Ho una fede incrollabile, non in Dio, ma nell' esistenza di una alternativa.
Amo i treni perché lì non si è da soli ma si può stare da soli.
I viaggiatori depositano nelle stazioni il viaggio che stanno per fare o da cui sono appena tornati e ne lasciano lì in pezzettino, che si impila su quelli lasciati da chi è venuto prima. Le stazioni, un fondo, sono ripostigli in cui si accatastano i viaggi.
Quando si incontra una persona nuova, le possibilità che quella persona ci faccia del bene o ci faccia del male sono equamente divise al 50%. Tanto vale scommettere sulla prima opzione, perché altrimenti magari ci si protegge ma ci si priva di un'infinità serie di possibilità.
Sta incominciando a capire che deve imparare a farsi compagnia, a diventare la compagna di se stessa.
Ho intenzione di godermelo, questo viaggio, non voglio che la paura mi tolga il divertimento. Ho imparato a viaggiare, a leggere, a lavorare. A spendere e a guadagnare. A non avere paura. O almeno a non lasciarmi governare dalla paura. E poi ho imparato a congedare e a incontrare.
Anticoncezionali per non abortire, aborto libero per non morire. Non siamo macchine da riproduzione, ma donne libere per la rivoluzione. La liberazione non è un'utopia: donna, gridalo, io sono mia. Si iamo violenza quotidianamente, lo stupro è solo la forma più evidente.
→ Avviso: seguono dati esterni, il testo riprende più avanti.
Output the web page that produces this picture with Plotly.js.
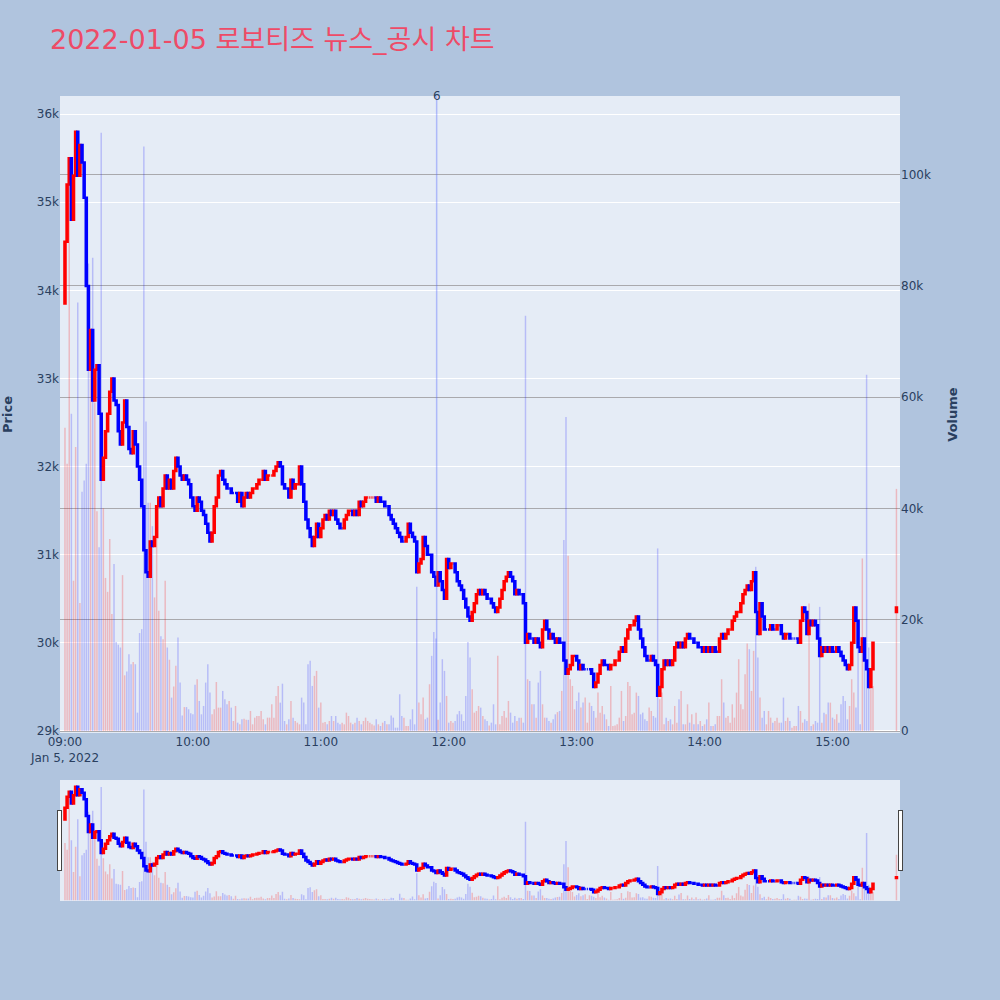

Il fatto di non essere mai stata sfiorata dal pensiero di appartenere a un sesso debole. Forte di una certezza che non ho mai sentito il bisogno di rinegoziare, ho vissuto, e viaggiato, senza mai pensare che ci fossero delle cose che, in quanto donna, non potevo fare, o non avrei dovuto fare. E non ho mai sentito neanche il bisogno di dimostralo: è stato semplicemente, naturalmente, così.
Ci vuole un coraggio immenso per smettere di soffrire.
Per costruire esperienza è necessario toccare il dolore. Attraversare il dolore per costruire vita, e quanta vita.
Il dolore non fa bene, il dolore fa male. E fa perdere: luoghi, persone, tempo.
Se stare al mondo non è che un dettaglio, stare nel mondo, per me, è una questione di dettagli.